Fifth terror attack in almost three weeks took place in flashpoint Sheikh Jarrah neighborhood.
By Pesach Benson, United With Israel
A 15-year-old Arab girl stabbed an Israeli mother walking her children to school near the Tomb of Shimon HaTzadik in Jerusalem’s Sheikh Jarrah neighborhood on Wednesday.
The 26-year-old victim was taken to the Hadassah University Hospital-Mt. Scopus where she was treated for light stab wounds in the back. Reports said she is conscious and in stable condition.
The suspect fled the scene but was apprehended at an eastern Jerusalem school following a brief manhunt.
“When we arrived we saw near the entrance to Sheikh Jarrah a woman with children who was on her way to drop them off at their schools when she was stabbed,” the medics told Hebrew media. “She was ambulatory and fully conscious.”
Reports said the children were unharmed and being cared for by the police.
In a statement, the Hamas terror group called the attack an act of heroism, saying, “This proves the greatness of our people who’s resistance is unbreakable.”
A Spate of Stabbings and the Sheikh Jarrah Flashpoint
The stabbing was the fifth terror attack in Jerusalem since November 17. Three were non-fatal stabbings and one was a car-ramming attack. In the fifth, Hamas member Fadi Abu Shkhaydam opened fire on Israelis, killing South African immigrant Eliyahu Kay and injuring four others.
All have been described as “lone wolf” attacks committed by individuals acting on their own.
The flashpoint Sheikh Jarrah neighborhood is also known as Shimon HaTzaddik, after the Second Temple High Priest buried there. Jews had been living in that neighborhood since the 1890s. In the 1930s, the property at the heart of the controversy was purchased by Nahalat Shimon, an association that developed the land for Yemenite and Sephardic Jews.

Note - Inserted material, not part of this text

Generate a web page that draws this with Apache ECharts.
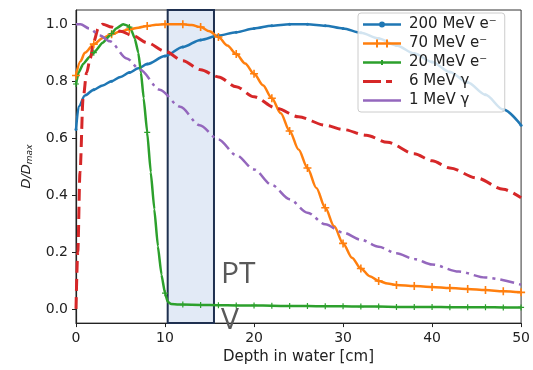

During the War of Independence, Jordan captured Jerusalem’s eastern neighborhoods and Jordanian families moved in. Some built new houses on the land in Sheikh Jarrah. The Jordanian Ministry of Housing also appropriated land to build houses for Arabs in the neighborhood.
That changed when Israel reunified Jerusalem during the Six-Day War of 1967. In a legal process that has dragged out for decades, Israel’s Supreme Court ruled in 1982 in favor of the Sephardic Community Committee of Sheikh Jarrah landowners. The ruling cited a 1970 law permitting Jews to reclaim property in eastern Jerusalem if it had been purchased before 1948.
Subsequent Supreme Court decisions ruled in favor of Nahalat Shimon, saying that the squatters were required to pay rent. But successive governments never enforced the court rulings. The refusal to evict the families is widely attributed to political pressure and the fear of Arab violence.